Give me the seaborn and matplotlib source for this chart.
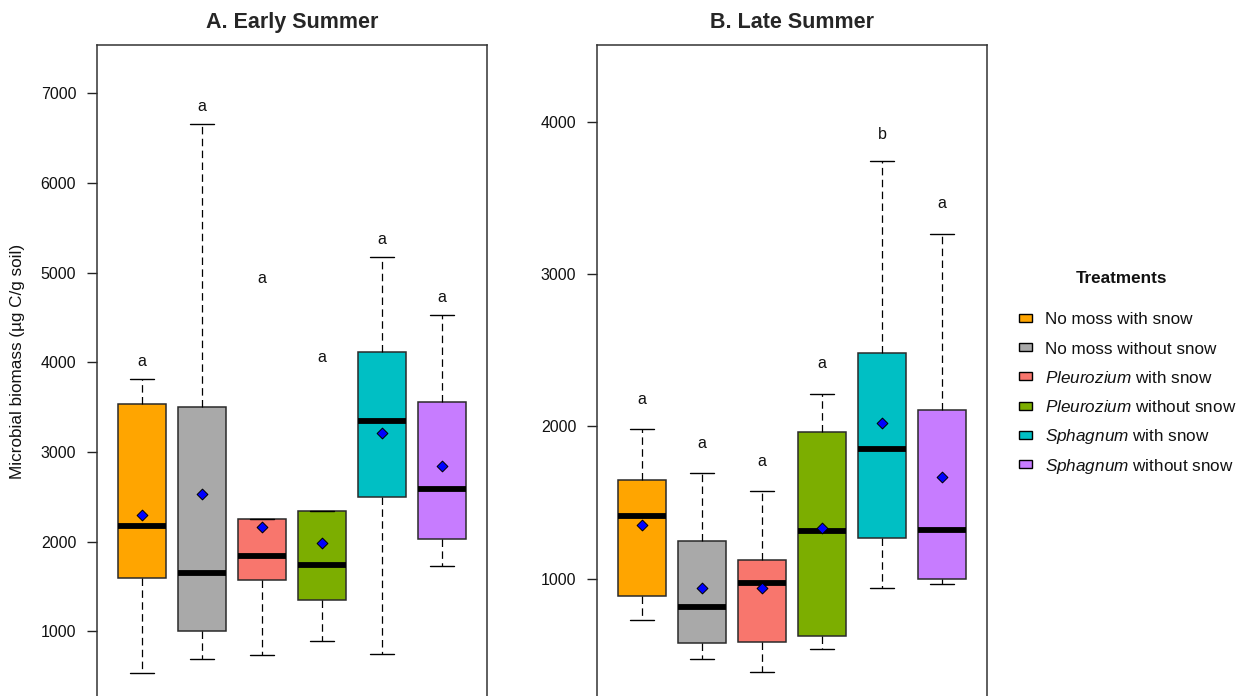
import numpy as np
import pandas as pd
import matplotlib
matplotlib.use("Agg")
import matplotlib.pyplot as plt
from matplotlib.patches import Rectangle
import seaborn as sns

# Treatments, fill colours and legend labels
treatments = [
    "No moss with snow",
    "No moss without snow",
    "Pleurozium with snow",
    "Pleurozium without snow",
    "Sphagnum with snow",
    "Sphagnum without snow",
]
legend_labels = [
    "No moss with snow",
    "No moss without snow",
    r"$\it{Pleurozium}$ with snow",
    r"$\it{Pleurozium}$ without snow",
    r"$\it{Sphagnum}$ with snow",
    r"$\it{Sphagnum}$ without snow",
]
colors = ["#FFA500", "#A9A9A9", "#F8766D", "#7CAE00", "#00BFC4", "#C77CFF"]

# Early summer: five-number summaries, means and significance letters
early_low = [540, 690, 735, 890, 745, 1730]
early_q1 = [1590, 1000, 1570, 1355, 2500, 2030]
early_med = [2170, 1655, 1845, 1740, 3350, 2585]
early_q3 = [3530, 3500, 2250, 2340, 4120, 3560]
early_high = [3810, 6660, 2250, 2340, 5180, 4525]
early_mean = [2300, 2535, 2165, 1990, 3215, 2845]
early_letters = ["a", "a", "a", "a", "a", "a"]
early_letter_y = [3955, 6805, 4890, 4005, 5320, 4670]

# Late summer
late_low = [730, 470, 385, 540, 940, 965]
late_q1 = [885, 575, 580, 625, 1265, 1000]
late_med = [1410, 815, 970, 1310, 1850, 1320]
late_q3 = [1650, 1250, 1120, 1965, 2485, 2110]
late_high = [1980, 1695, 1575, 2215, 3745, 3265]
late_mean = [1350, 935, 935, 1335, 2020, 1665]
late_letters = ["a", "a", "a", "a", "b", "a"]
late_letter_y = [2144, 1860, 1739, 2381, 3886, 3433]

sns.set_style("ticks")
plt.rcParams["font.family"] = ["Liberation Sans", "DejaVu Sans"]
plt.rcParams["mathtext.fontset"] = "custom"
plt.rcParams["mathtext.rm"] = "Liberation Sans"
plt.rcParams["mathtext.it"] = "Liberation Sans:italic"
plt.rcParams["mathtext.bf"] = "Liberation Sans:bold"

W, H = 1251, 696
fig = plt.figure(figsize=(W / 100, H / 100), dpi=100)


def summary_frame(low, q1, med, q3, high):
    rows = []
    for t, vals in zip(treatments, zip(low, q1, med, q3, high)):
        for v in vals:
            rows.append({"treatment": t, "value": v})
    return pd.DataFrame(rows)


def panel(ax, title, low, q1, med, q3, high, mean, letters, letter_y, ylim, yticks):
    df = summary_frame(low, q1, med, q3, high)
    sns.boxplot(
        data=df, x="treatment", y="value", hue="treatment",
        order=treatments, hue_order=treatments, palette=colors,
        saturation=1, legend=False, dodge=False, width=0.8, whis=(0, 100),
        showfliers=False, linecolor="#2a2a2a", linewidth=1.1,
        medianprops=dict(color="black", linewidth=4.2, solid_capstyle="butt"),
        whiskerprops=dict(color="black", linewidth=0.9, linestyle=(0, (6, 3.5))),
        capprops=dict(color="black", linewidth=1.0),
        ax=ax,
    )
    sns.stripplot(
        x=treatments, y=mean, order=treatments, jitter=False,
        marker="D", color="#0000FF", size=5.5, edgecolor="black",
        linewidth=0.7, ax=ax, zorder=6,
    )
    for i, (lab, ly) in enumerate(zip(letters, letter_y)):
        ax.text(i, ly, lab, ha="center", va="baseline", fontsize=11.5, color="#111111")
    ax.set_xlim(-0.75, 5.75)
    ax.set_ylim(*ylim)
    ax.set_yticks(yticks)
    ax.set_yticklabels([str(v) for v in yticks])
    ax.set_xticks([])
    ax.set_xlabel("")
    ax.set_ylabel("")
    ax.set_title(title, fontsize=15.5, fontweight="bold", pad=12)
    for s in ax.spines.values():
        s.set_visible(True)
        s.set_color("#333333")
        s.set_linewidth(1.1)
    ax.tick_params(axis="y", length=7, width=1.0, pad=8, labelsize=11.5,
                   color="#222222", labelcolor="#111111")


top_px, bottom_px = 45, 721
ax_h = (bottom_px - top_px) / H
ax_b = 1 - bottom_px / H
axA = fig.add_axes([97 / W, ax_b, 390 / W, ax_h])
axB = fig.add_axes([597 / W, ax_b, 390 / W, ax_h])

panel(axA, "A. Early Summer", early_low, early_q1, early_med, early_q3, early_high,
      early_mean, early_letters, early_letter_y, (0, 7539),
      [1000, 2000, 3000, 4000, 5000, 6000, 7000])
panel(axB, "B. Late Summer", late_low, late_q1, late_med, late_q3, late_high,
      late_mean, late_letters, late_letter_y, (64, 4506),
      [1000, 2000, 3000, 4000])

fig.text(18 / W, 1 - 361 / H, "Microbial biomass (µg C/g soil)", rotation=90,
         ha="center", va="center", fontsize=12.3, color="#111111")

# Legend: title, colour keys and labels laid out in figure pixels
fig.text(1122 / W, 1 - 283 / H, "Treatments", ha="center", va="baseline",
         fontsize=12.3, fontweight="bold", color="#111111")
row0, row_step = 318, 29.2
key_w, key_h = 13, 8
for i, (c, lab) in enumerate(zip(colors, legend_labels)):
    yc = row0 + i * row_step
    fig.add_artist(Rectangle(
        (1018.5 / W, 1 - (yc + key_h / 2) / H), key_w / W, key_h / H,
        transform=fig.transFigure, facecolor=c, edgecolor="black", linewidth=1.0,
    ))
    fig.text(1045 / W, 1 - (yc + 6.5) / H, lab, ha="left", va="baseline",
             fontsize=12.3, color="#111111")

fig.savefig("out.png", dpi=100)
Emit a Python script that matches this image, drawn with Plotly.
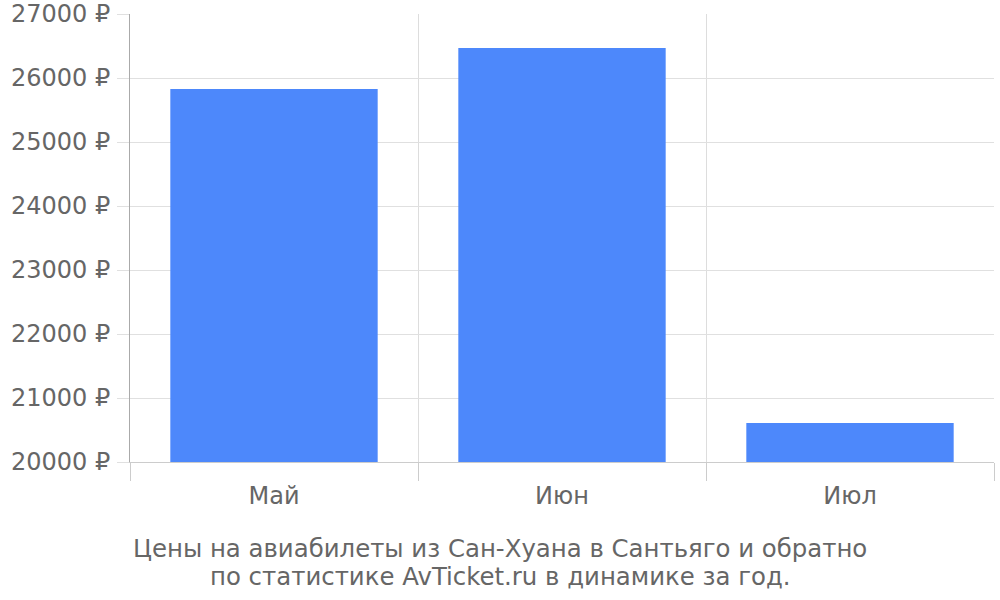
import plotly.graph_objects as go

months = ["Май", "Июн", "Июл"]
prices = [25828, 26469, 20609]
y_ticks = [20000, 21000, 22000, 23000, 24000, 25000, 26000, 27000]
y_labels = [f"{v} ₽" for v in y_ticks]
caption_lines = ["Цены на авиабилеты из Сан-Хуана в Сантьяго и обратно",
                 "по статистике AvTicket.ru в динамике за год."]

fig = go.Figure(go.Bar(x=months, y=prices, marker=dict(color="#4d88fb", line=dict(width=0)),
                       hoverinfo="x+y"))

font_family = "DejaVu Sans, sans-serif"
L, T, R, B = 130, 14, 6, 138
PLOT_BOTTOM = 600 - B
PLOT_H = 600 - T - B
PLOT_W = 1000 - L - R
caption_y_px = [548, 576]
annotations = [dict(
    text=t, xref="paper", yref="paper",
    x=(500 - L) / PLOT_W, y=(PLOT_BOTTOM - py) / PLOT_H, xanchor="center", yanchor="middle",
    showarrow=False, align="center",
    font=dict(family=font_family, size=24.4, color="#666666"),
) for t, py in zip(caption_lines, caption_y_px)]

fig.update_layout(
    width=1000, height=600,
    margin=dict(l=L, r=R, t=T, b=B, autoexpand=False),
    paper_bgcolor="white", plot_bgcolor="white",
    bargap=0.28,
    showlegend=False,
    font=dict(family=font_family, size=24, color="#666666"),
    annotations=annotations,
)
fig.update_xaxes(
    automargin=False,
    showgrid=True, gridcolor="#dddddd", gridwidth=1,
    tickson="boundaries", ticks="outside", ticklen=18, tickcolor="#cccccc",
    showline=True, linecolor="#cccccc", linewidth=1,
    ticklabelstandoff=12,
    tickfont=dict(size=24, color="#666666"),
)
fig.update_yaxes(
    automargin=False,
    range=[20000, 27000], tickvals=y_ticks, ticktext=y_labels,
    showgrid=True, gridcolor="#e0e0e0", gridwidth=1,
    ticks="outside", ticklen=12, tickcolor="#e0e0e0",
    showline=True, linecolor="#aaaaaa", linewidth=1,
    zeroline=False, ticklabelstandoff=2, ticklabeloverflow="allow",
    tickfont=dict(size=24, color="#666666"),
)
fig.write_html("out.html", config={"displayModeBar": False},
               post_script="document.body.style.margin='0';")
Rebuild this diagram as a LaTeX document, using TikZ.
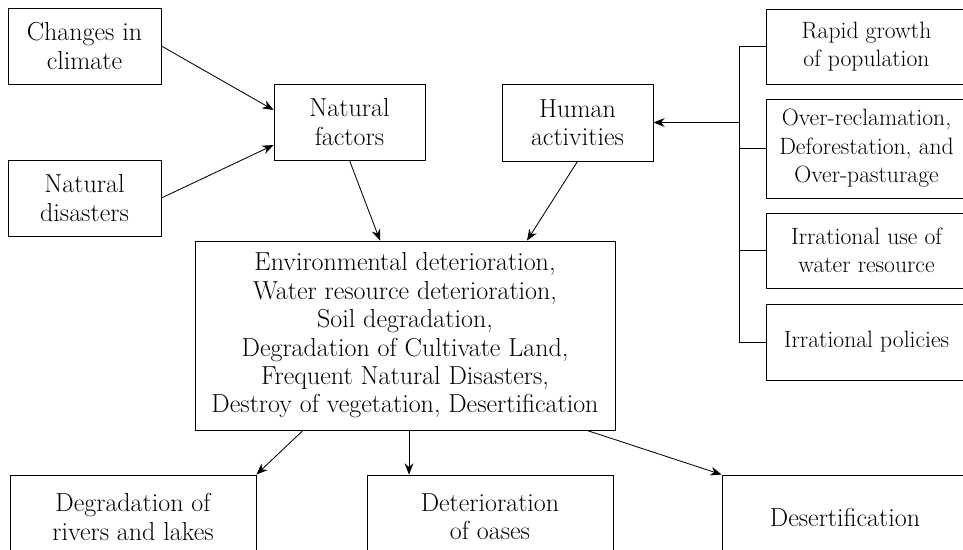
________________________________________
» Written instruction: Every line from the top of the entries through the line that holds "import seaborn as sns" is to be quoted exactly, please, and nothing else; omit the pictures.

» Exercise solution:
Give me the seaborn and matplotlib source for this chart.
import numpy as np
import pandas as pd
import matplotlib
matplotlib.use("Agg")
import matplotlib.pyplot as plt
from matplotlib.patches import Rectangle
import seaborn as sns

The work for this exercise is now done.